A If we ignore this conflict in a globalised world, when companies of certain countries actually take control of the economies of others, the rules of the international game will be laid down by a small circle of elites for a small circle of elites only. So if we just let them run over us, we will be following rules in their interest only.

When we speak of economic globalisation, we often talk of economic structures. But any thinking person knows that the economy never comes alone. In the 19th century, with the marching forward of guns and warships came cultural ideologies.

The same applies today - what comes along with economic power is cultural power; they are always a package. So if you do not think deeply and are alert to modernisation and question ourselves as to where we stand, it would be like being in a cinema here, in Taiwan, in Sydney or anywhere else, where the menu is the same - just Hollywood fare.

If you are simply swept off your feet by any culture that is stronger than yours, the world's cultures will gradually become The World's Culture. That's the worst thing that could happen because you would lose individual characteristics and diversity.

What, you might ask, is wrong with that? What's wrong is that this world is still a world of competition, of survival of the fittest.

It's important to study where you are and where you are going because the development of a strong economy needs the support of a strong culture.

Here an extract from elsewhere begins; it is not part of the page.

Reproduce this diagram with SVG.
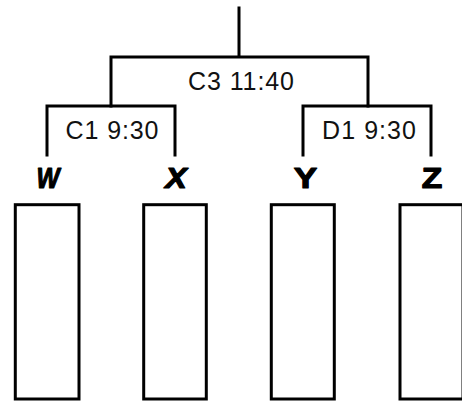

That's because you have first to be able to think before you can have any innovation, and you can generally only turn out citizens who are capable and independent thinkers if you have a healthy culture which allows people to think.

I don't believe culture can be done top down. You have to have a really energetic, organic and powerful culture and to do that, the only way is bottom up. If you try to encourage creativity through camps, workshops and courses, you will get only technicians because that is how you train technicians, not thinkers.

So, you can turn out thinkers only if you allow children to be stimulated and have interaction.There's a critical difference between a technician and a thinker. If you turn out any number of good technicians and you just want a well-fed and well-bred Singapore, your economy will probably do well for some time and you could also transplant systems from abroad. But if your vision for society is something different, and you want your society to generate ideas, thoughts and innovations of your own that can contribute to the prosperity of the world, that's a different matter. If you are imagining that, someday, this country will produce great novelists, great philosophers and great scientists, your soil of culture then has to be very deep.

If you want to plant small bushes, 1m of soil may be enough. But if you are thinking not just of landscaping your garden but growing a forest of huge trees, the earth you need would have to be very thick, say, 100m or deeper.

Q From what you know of Singapore, what cultural issues do you think it will have to grapple with in future, especially if it wants to succeed in the China market?

A If Singaporeans continue to think pragmatically and only in a utilitarian way, where the primary concern is the economy and which strong economy it should turn to - for example, the United States, China and India - it is a pity because then it would be like a country of technicians with a box of tools thinking of which tool to use at which time.

Ideally, Singapore can do more than that, to think whether it is possible to turn out a Singaporean culture, not just technology, to give the country more depth.

If Singapore can create its own cultural depth, it could contribute multilingualism and multiculturalism to the world's community, that is, if it doesn't artificially cover up racial and linguistic differences and demand that the common denominator be the English language. When can an English-speaking Singaporean ever compete with an English-speaking Londoner, New Yorker or Melburnian?

Could we envision Singapore such that if we want the best Chinese scholars on the study of Nanyang Chinese or the best studies of Chinese immigration and the East-West divide, we would find them here? Singapore is in a unique position to be a cultural powerhouse.